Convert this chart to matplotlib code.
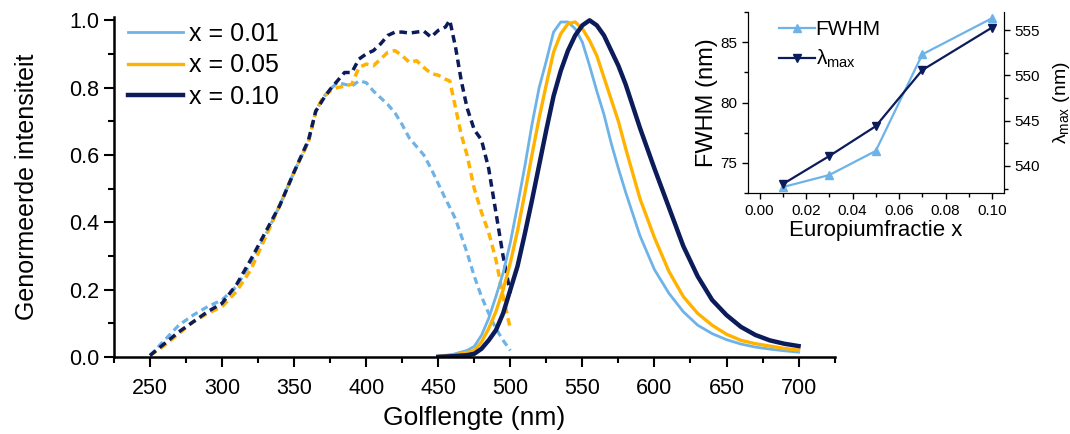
import numpy as np
import matplotlib
matplotlib.use('Agg')
import matplotlib.pyplot as plt
from matplotlib.ticker import MultipleLocator

plt.rcParams['font.family'] = ['Liberation Sans', 'DejaVu Sans']
plt.rcParams['mathtext.fontset'] = 'custom'
plt.rcParams['mathtext.rm'] = 'Liberation Sans'

# colours of the three Eu fractions
c_01 = '#6db3e8'
c_05 = '#ffb300'
c_10 = '#0c1c5b'

# excitation spectra (dashed)
exc_wl = [250, 260, 270, 280, 290, 300, 310, 320, 330, 340, 350, 360, 365, 370, 375,
          380, 385, 390, 395, 400, 405, 410, 415, 420, 425, 430, 435, 440, 445, 450,
          455, 458, 462, 466, 470, 475, 480, 485, 490, 495, 500]
exc_01 = [0.005, 0.05, 0.095, 0.125, 0.15, 0.17, 0.21, 0.28, 0.36, 0.45, 0.55, 0.64, 0.73, 0.77, 0.795,
          0.815, 0.81, 0.805, 0.82, 0.815, 0.79, 0.77, 0.75, 0.725, 0.69, 0.65, 0.625, 0.60, 0.56, 0.515,
          0.47, 0.445, 0.41, 0.36, 0.31, 0.24, 0.18, 0.13, 0.085, 0.05, 0.02]
exc_05 = [0.005, 0.035, 0.07, 0.105, 0.13, 0.15, 0.195, 0.26, 0.355, 0.45, 0.55, 0.64, 0.73, 0.77, 0.79,
          0.80, 0.805, 0.81, 0.86, 0.87, 0.865, 0.885, 0.905, 0.91, 0.895, 0.875, 0.88, 0.86, 0.842, 0.837,
          0.825, 0.82, 0.74, 0.66, 0.60, 0.50, 0.43, 0.37, 0.29, 0.18, 0.085]
exc_10 = [0.005, 0.04, 0.075, 0.105, 0.135, 0.16, 0.215, 0.29, 0.37, 0.45, 0.55, 0.645, 0.73, 0.765, 0.795,
          0.82, 0.845, 0.845, 0.885, 0.90, 0.91, 0.93, 0.955, 0.965, 0.965, 0.962, 0.965, 0.968, 0.95, 0.97,
          0.98, 1.0, 0.92, 0.82, 0.74, 0.675, 0.645, 0.56, 0.43, 0.30, 0.19]

# emission spectra (solid)
em_wl = [450, 460, 470, 475, 480, 485, 490, 495, 500, 505, 510, 515, 520, 525, 530, 535, 540, 545,
         550, 555, 560, 565, 570, 575, 580, 590, 600, 610, 620, 630, 640, 650, 660, 670, 680, 690, 700]
em_01 = [0.003, 0.008, 0.02, 0.032, 0.065, 0.115, 0.18, 0.25, 0.34, 0.45, 0.565, 0.69, 0.80, 0.88, 0.965, 0.995, 0.995, 0.975,
         0.935, 0.865, 0.79, 0.72, 0.635, 0.56, 0.49, 0.36, 0.26, 0.19, 0.135, 0.095, 0.07, 0.052, 0.039, 0.03, 0.024, 0.019, 0.015]
em_05 = [0.002, 0.006, 0.014, 0.02, 0.045, 0.085, 0.135, 0.2, 0.28, 0.375, 0.485, 0.6, 0.71, 0.81, 0.905, 0.96, 0.99, 0.995,
         0.975, 0.94, 0.895, 0.83, 0.765, 0.7, 0.62, 0.47, 0.355, 0.255, 0.18, 0.13, 0.095, 0.068, 0.05, 0.04, 0.033, 0.026, 0.021]
em_10 = [0.001, 0.003, 0.006, 0.01, 0.025, 0.05, 0.08, 0.13, 0.2, 0.27, 0.365, 0.465, 0.57, 0.675, 0.775, 0.85, 0.91, 0.955,
         0.985, 1.0, 0.985, 0.955, 0.91, 0.865, 0.81, 0.68, 0.56, 0.445, 0.33, 0.24, 0.17, 0.125, 0.09, 0.066, 0.05, 0.04, 0.033]

# inset data
eu_x = [0.01, 0.03, 0.05, 0.07, 0.10]
fwhm = [73.0, 74.0, 76.0, 84.0, 87.0]
lam_max = [538.0, 541.1, 544.4, 550.6, 555.3]

fig = plt.figure(figsize=(10.7, 4.34), dpi=100)
ax = fig.add_axes([0.1065, 0.177, 0.6735, 0.784])

dash = (0, (2.2, 1.4))
ax.plot(exc_wl, exc_01, color=c_01, lw=2.3, ls=dash)
ax.plot(exc_wl, exc_05, color=c_05, lw=2.5, ls=dash)
ax.plot(exc_wl, exc_10, color=c_10, lw=2.5, ls=dash)
ax.plot(em_wl, em_01, color=c_01, lw=2.0, label='x = 0.01')
ax.plot(em_wl, em_05, color=c_05, lw=2.4, label='x = 0.05')
ax.plot(em_wl, em_10, color=c_10, lw=3.2, label='x = 0.10')

ax.set_xlim(225, 725)
ax.set_ylim(0, 1.01)
ax.set_xticks(range(250, 701, 50))
ax.xaxis.set_minor_locator(MultipleLocator(25))
ax.yaxis.set_major_locator(MultipleLocator(0.2))
ax.yaxis.set_minor_locator(MultipleLocator(0.1))
ax.tick_params(which='both', direction='out', width=1.5, labelsize=15.5)
ax.tick_params(which='major', length=7)
ax.tick_params(which='minor', length=4.5)
ax.tick_params(axis='x', pad=8)
for s in ['top', 'right']:
    ax.spines[s].set_visible(False)
for s in ['left', 'bottom']:
    ax.spines[s].set_linewidth(1.8)
ax.set_xlabel('Golflengte (nm)', fontsize=19, labelpad=5)
ax.set_ylabel('Genormeerde intensiteit', fontsize=18, labelpad=22)
ax.legend(loc='upper left', frameon=False, fontsize=18, handlelength=2.2,
          handletextpad=0.25, labelspacing=0.3, borderaxespad=0.0,
          bbox_to_anchor=(0.005, 1.015))

# inset
ins = fig.add_axes([0.699, 0.555, 0.239, 0.417])
l1, = ins.plot(eu_x, fwhm, color=c_01, lw=1.6, marker='^', ms=6, label='FWHM')
ins.set_xlim(-0.005, 0.105)
ins.set_ylim(72.5, 87.5)
ins.xaxis.set_major_locator(MultipleLocator(0.02))
ins.xaxis.set_minor_locator(MultipleLocator(0.01))
ins.yaxis.set_major_locator(MultipleLocator(5))
ins.yaxis.set_minor_locator(MultipleLocator(2.5))
ins.xaxis.set_major_formatter(plt.FormatStrFormatter('%.2f'))
ins.tick_params(which='both', direction='out', labelsize=11, width=1)
ins.tick_params(which='major', length=4)
ins.tick_params(which='minor', length=3)
ins.set_xlabel('Europiumfractie x', fontsize=16, labelpad=2)
ins.set_ylabel('FWHM (nm)', fontsize=17, labelpad=2)
ins.spines['top'].set_visible(False)

ins2 = ins.twinx()
l2, = ins2.plot(eu_x, lam_max, color=c_10, lw=1.6, marker='v', ms=6)
ins2.set_ylim(537, 557)
ins2.yaxis.set_major_locator(MultipleLocator(5))
ins2.yaxis.set_minor_locator(MultipleLocator(2.5))
ins2.tick_params(which='both', direction='out', labelsize=11, width=1)
ins2.tick_params(which='major', length=4)
ins2.tick_params(which='minor', length=3)
ins2.spines['top'].set_visible(False)
ins2.set_ylabel('λ$_{\\mathrm{max}}$ (nm)', fontsize=14, labelpad=8)

ins.legend([l1, l2], ['FWHM', 'λ$_{\\mathrm{max}}$'], loc='upper left', frameon=False,
           fontsize=15, handlelength=1.7, handletextpad=0.05, labelspacing=0.4,
           borderaxespad=0.0, bbox_to_anchor=(0.09, 1.0))

fig.savefig('out.png', dpi=100)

# # #

> [WORK TO DO]
Leave out the pictures, then repeat the listing above exactly from its first line to the line with "c_10 = '#0c1c5b'", inclusive.

> [TASK RESULT]
Convert this chart to matplotlib code.
import numpy as np
import matplotlib
matplotlib.use('Agg')
import matplotlib.pyplot as plt
from matplotlib.ticker import MultipleLocator

plt.rcParams['font.family'] = ['Liberation Sans', 'DejaVu Sans']
plt.rcParams['mathtext.fontset'] = 'custom'
plt.rcParams['mathtext.rm'] = 'Liberation Sans'

# colours of the three Eu fractions
c_01 = '#6db3e8'
c_05 = '#ffb300'
c_10 = '#0c1c5b'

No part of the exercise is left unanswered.